# Scans bearbeiten ...



## ThaDarkMan (9. Februar 2004)

Hallo,

ich stehe vor folgendem Problem: Für eine Bewerbung möchte ich mein Zeugnis einscannen und letztendlich ein PDF daraus erstellen. Leider habe ich keinerlei Erfahrungen, was Scannen angeht.

Also ich habe mein Zeugnis mit Scanwise (AGFA) mit der Option Graustufen und 500dpi eingescannt. Das Ergebnis lässt sich swoeit sehen, das erste Problem hierbei ist nur, dass ich jetzt ein TIFF Bild habe das knapp 25 MB groß ist.

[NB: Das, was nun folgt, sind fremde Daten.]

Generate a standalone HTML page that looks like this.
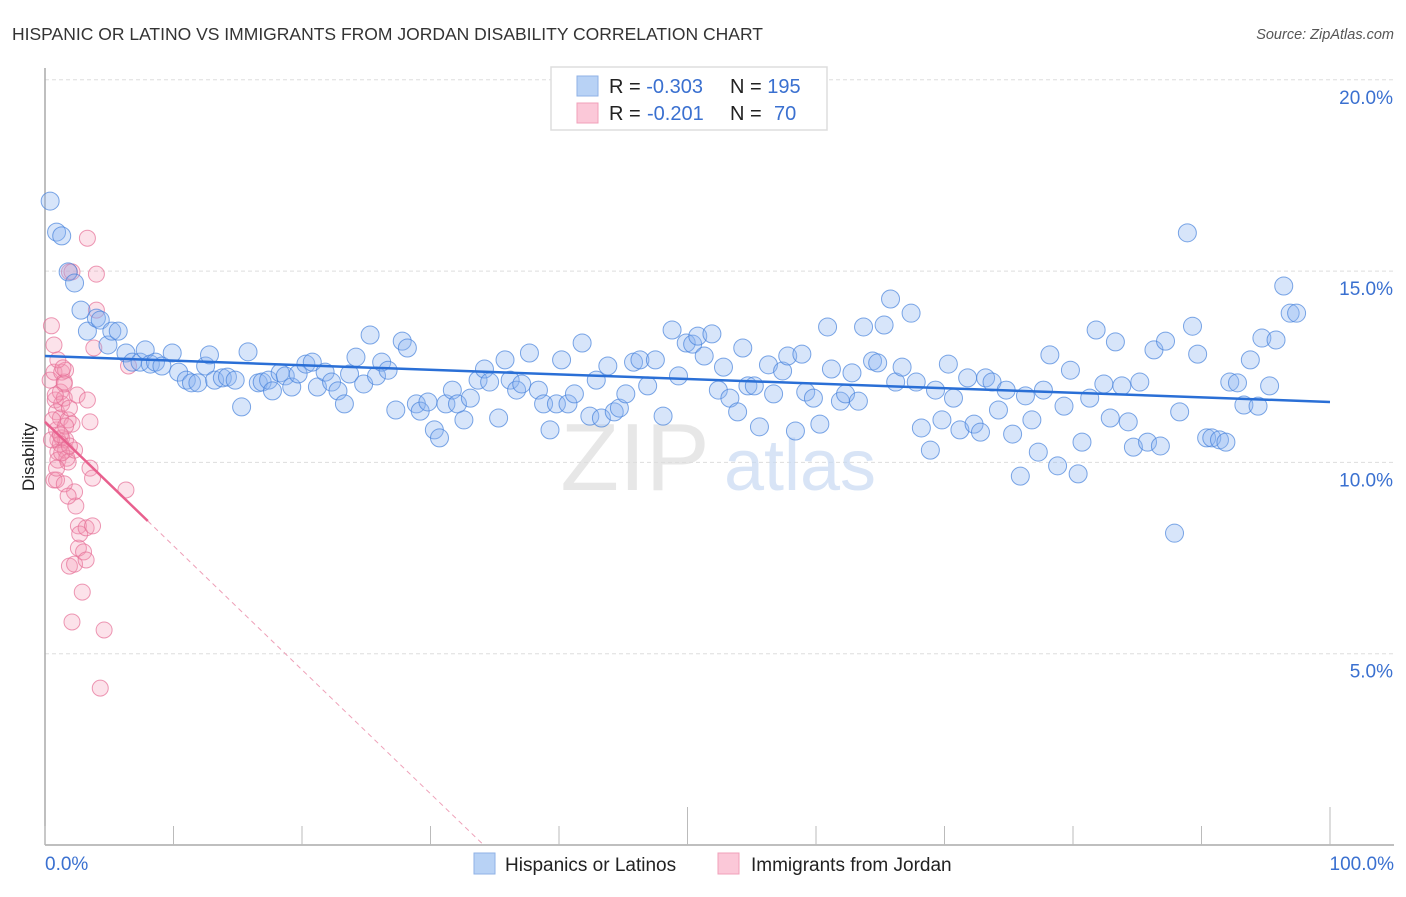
<!DOCTYPE html>
<html><head><meta charset="utf-8"><style>
body{margin:0;background:#fff;font-family:"Liberation Sans",sans-serif;}
svg text{font-family:"Liberation Sans",sans-serif;}
</style></head><body>
<svg id="chart" width="1406" height="892" viewBox="0 0 1406 892" xmlns="http://www.w3.org/2000/svg">
<text x="12" y="40" font-size="17.5" fill="#333">HISPANIC OR LATINO VS IMMIGRANTS FROM JORDAN DISABILITY CORRELATION CHART</text>
<text x="1394" y="39" font-size="14.5" fill="#555" font-style="italic" text-anchor="end">Source: ZipAtlas.com</text>
<g id="grid"></g>
<g id="watermark">
<text x="635" y="490" font-size="96" fill="#ddd" font-family="Liberation Serif" text-anchor="middle" opacity="0.7">ZIP</text>
<text x="800" y="490" font-size="72" fill="#c8daf3" text-anchor="middle" opacity="0.7">atlas</text>
</g>
<g id="axes"></g>
<g id="pink-pts"></g>
<g id="blue-pts"></g>
<g id="trends"></g>
<text transform="translate(34,457) rotate(-90)" font-size="17" fill="#222" text-anchor="middle">Disability</text>
<g>
<rect x="551" y="67" width="276" height="63" fill="#fff" stroke="#ddd" stroke-width="1.5"/>
<rect x="577" y="76" width="21" height="20" fill="#b8d2f5" stroke="#8fb2e6"/>
<rect x="577" y="103" width="21" height="20" fill="#fbc8d8" stroke="#f0a0ba"/>
<text x="609" y="93" font-size="20" fill="#222">R = <tspan fill="#3a70d0">-0.303</tspan><tspan x="730">N = </tspan><tspan fill="#3a70d0">195</tspan></text>
<text x="609" y="120" font-size="20" fill="#222">R = <tspan fill="#3a70d0" x="647">-0.201</tspan><tspan x="730">N = </tspan><tspan fill="#3a70d0" x="774">70</tspan></text>
</g>
<g>
<rect x="474" y="853" width="21" height="21" fill="#b8d2f5" stroke="#8fb2e6"/>
<text x="505" y="871" font-size="19" fill="#222">Hispanics or Latinos</text>
<rect x="718" y="853" width="21" height="21" fill="#fbc8d8" stroke="#f0a0ba"/>
<text x="751" y="871" font-size="19" fill="#222">Immigrants from Jordan</text>
</g>
</svg>
<script>
const blueX=[0.4,0.9,1.3,1.8,2.3,2.8,3.3,4.0,4.3,4.9,5.2,5.7,6.3,6.8,7.4,7.8,8.2,8.6,9.1,9.9,10.4,11.0,11.4,11.9,12.5,12.8,13.2,13.8,14.2,14.8,15.3,15.8,16.6,16.9,17.4,17.7,18.3,18.7,19.2,19.7,20.3,20.8,21.2,21.8,22.3,22.8,23.3,23.7,24.2,24.8,25.3,25.8,26.2,26.7,27.3,27.8,28.2,28.9,29.2,29.8,30.3,30.7,31.2,31.7,32.1,32.6,33.1,33.7,34.2,34.6,35.3,35.8,36.2,36.7,37.1,37.7,38.4,38.8,39.3,39.8,40.2,40.7,41.2,41.8,42.4,42.9,43.3,43.8,44.3,44.7,45.2,45.8,46.3,46.9,47.5,48.1,48.8,49.3,49.9,50.4,50.8,51.3,51.9,52.4,52.8,53.3,53.9,54.3,54.7,55.2,55.6,56.3,56.7,57.4,57.8,58.4,58.9,59.2,59.8,60.3,60.9,61.2,61.9,62.3,62.8,63.3,63.7,64.4,64.8,65.3,65.8,66.2,66.7,67.4,67.8,68.2,68.9,69.3,69.8,70.3,70.7,71.2,71.8,72.3,72.8,73.2,73.7,74.2,74.8,75.3,75.9,76.3,76.8,77.3,77.7,78.2,78.8,79.3,79.8,80.4,80.7,81.3,81.8,82.4,82.9,83.3,83.8,84.3,84.7,85.2,85.8,86.3,86.8,87.2,87.9,88.3,88.9,89.3,89.7,90.4,90.8,91.4,91.9,92.2,92.8,93.3,93.8,94.4,94.7,95.3,95.8,96.4,96.9,97.4];
const blueY=[16.83,16.02,15.92,14.98,14.69,13.98,13.43,13.77,13.72,13.07,13.43,13.43,12.86,12.62,12.62,12.94,12.57,12.62,12.52,12.86,12.36,12.15,12.08,12.08,12.52,12.81,12.15,12.21,12.23,12.15,11.45,12.89,12.08,12.10,12.15,11.87,12.34,12.26,11.97,12.31,12.57,12.62,11.97,12.36,12.10,11.87,11.53,12.31,12.75,12.05,13.33,12.26,12.62,12.41,11.37,13.17,12.99,11.53,11.34,11.58,10.85,10.64,11.53,11.89,11.53,11.11,11.68,12.15,12.44,12.10,11.16,12.68,12.15,11.89,12.05,12.86,11.89,11.53,10.85,11.53,12.68,11.53,11.79,13.12,11.21,12.15,11.16,12.52,11.32,11.42,11.79,12.62,12.68,12.00,12.68,11.21,13.46,12.26,13.12,13.09,13.30,12.78,13.36,11.89,12.49,11.68,11.32,12.99,12.00,12.00,10.93,12.55,11.79,12.39,12.78,10.82,12.83,11.84,11.68,11.00,13.54,12.44,11.60,11.79,12.34,11.60,13.54,12.65,12.60,13.59,14.27,12.10,12.49,13.90,12.10,10.90,10.32,11.89,11.11,12.57,11.68,10.85,12.21,11.00,10.79,12.21,12.10,11.37,11.89,10.74,9.64,11.74,11.11,10.27,11.89,12.81,9.91,11.47,12.41,9.70,10.53,11.68,13.46,12.05,11.16,13.15,12.00,11.06,10.40,12.10,10.53,12.94,10.43,13.17,8.15,11.32,16.00,13.56,12.83,10.64,10.64,10.59,10.53,12.10,12.08,11.50,12.68,11.47,13.25,12.00,13.20,14.61,13.90,13.90];
const pinkX=[0.4,0.5,0.7,0.7,0.8,0.9,0.9,1.0,1.0,1.0,1.2,1.2,1.3,1.3,1.3,1.5,1.5,1.6,1.6,1.6,1.7,1.8,1.8,1.9,1.9,1.9,2.1,2.1,2.3,2.3,2.3,2.4,2.5,2.6,2.6,2.7,2.1,2.9,3.0,3.2,3.2,3.3,3.3,3.5,3.5,3.7,3.7,3.8,4.0,4.0,4.3,4.6,6.3,6.5,0.7,0.6,0.9,1.0,1.5,1.2,0.5,1.5,1.6,1.3,0.9,1.2,1.9,1.8,1.4,0.8];
const pinkY=[12.15,13.57,13.07,12.36,11.63,11.32,10.85,10.59,10.27,10.06,11.16,11.84,12.36,11.53,10.64,12.10,11.68,12.41,10.59,10.32,10.11,11.11,10.01,11.42,14.98,7.29,11.00,14.98,7.34,10.32,9.23,8.86,11.76,7.76,8.34,8.13,5.83,6.61,7.66,8.29,7.45,15.86,11.63,11.06,9.85,8.34,9.59,12.99,13.98,14.92,4.10,5.62,9.28,12.52,9.54,11.11,9.54,12.68,9.44,10.48,10.59,12.05,10.95,10.25,9.85,10.72,10.43,9.12,12.47,11.76];
const yTicks=[5,10,15,20];
const yTickLabels=["5.0%","10.0%","15.0%","20.0%"];
const xTicks=[0,10,20,30,40,50,60,70,80,90,100];
const blueTrend=[12.78,11.58];
const pinkTrend=[11.06,-0.324];

const NS="http://www.w3.org/2000/svg";
const X=v=>45+v*12.85;
const Y=v=>845-v*38.26;
function mk(tag,attrs,parent){const e=document.createElementNS(NS,tag);for(const k in attrs)e.setAttribute(k,attrs[k]);parent.appendChild(e);return e;}
const grid=document.getElementById('grid'),axes=document.getElementById('axes');
yTicks.forEach((t,i)=>{
  const l=mk('line',{x1:45,x2:1394,y1:Y(t),y2:Y(t),stroke:'#ddd','stroke-dasharray':'4,3'},grid);
  
  
  const tx=mk('text',{x:1393,y:Y(t)+24,'font-size':19,fill:'#3a70d0','text-anchor':'end'},axes);
  tx.textContent=yTickLabels[i];
  
  
});
const ya=mk('line',{x1:45,x2:45,y1:68,y2:845,stroke:'#aaa','stroke-width':1.5},axes);


const xa=mk('line',{x1:45,x2:1394,y1:845,y2:845,stroke:'#aaa','stroke-width':1.5},axes);


xTicks.forEach(t=>{
  const major=(t===50||t===100);
  const tk=mk('line',{x1:X(t),x2:X(t),y1:major?807:826,y2:845,stroke:'#bbb'},axes);
  
  
});
const x0=mk('text',{x:45,y:870,'font-size':19,fill:'#3a70d0'},axes);x0.textContent='0.0%';


const x1=mk('text',{x:1394,y:870,'font-size':19,fill:'#3a70d0','text-anchor':'end'},axes);x1.textContent='100.0%';



const pg=document.getElementById('pink-pts');
pinkX.forEach((v,i)=>{
  const c=mk('circle',{cx:X(v),cy:Y(pinkY[i]),r:8,fill:'rgba(244,150,180,0.28)',stroke:'rgba(230,110,150,0.7)','stroke-width':1},pg);
  
  
});
const bg=document.getElementById('blue-pts');
blueX.forEach((v,i)=>{
  const c=mk('circle',{cx:X(v),cy:Y(blueY[i]),r:9,fill:'rgba(140,180,240,0.35)',stroke:'rgba(70,130,220,0.7)','stroke-width':1},bg);
  
  
});
const tg=document.getElementById('trends');
const bt=mk('line',{x1:X(0),y1:Y(blueTrend[0]),x2:X(100),y2:Y(blueTrend[1]),stroke:'#2a6fd6','stroke-width':2.5},tg);


const xEnd=-pinkTrend[0]/pinkTrend[1];
const ps=mk('line',{x1:X(0),y1:Y(pinkTrend[0]),x2:X(8),y2:Y(pinkTrend[0]+pinkTrend[1]*8),stroke:'#e8608e','stroke-width':2.5},tg);


const pd=mk('line',{x1:X(8),y1:Y(pinkTrend[0]+pinkTrend[1]*8),x2:X(xEnd),y2:Y(0),stroke:'#eea0b8','stroke-width':1,'stroke-dasharray':'5,4'},tg);


</script>
</body></html>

Wie gehe ich jetzt am besten mit PS7.0.1 um, damit ich daraus ein möglichst kleines PDF machen kann, dass qualitativ gleichwertig zum TIFF Image ist. Vielleicht kann mir da einer helfen, was zu tun ist. Es sollte später natürlich DINA4 sein.

Danke für Eure Hilfe im voraus.

mfg Chris


----------



## goela (9. Februar 2004)

Warum scannst Du es nicht gleich in B/W und in nur mit 150dpi? Dann wird es von vorn herein kleiner!


----------



## subzero (9. Februar 2004)

Wenn du in Photoshop, dein Bild über den Scanner importierst, und es einfach (unter Speichern unter) als *.pdf speicherst, kannst du die Qualität runtersetzen, je geringer die Qual. desto geringer die Dateigröße.

Dann kannste noch beim Scannen einige Einstellungen machen, einmal die DPI Zahl niedrig halten, oder das Bild verkleinern (von der größe in px bzw. cm her).

Das wären so meine ersten Ansätze..


----------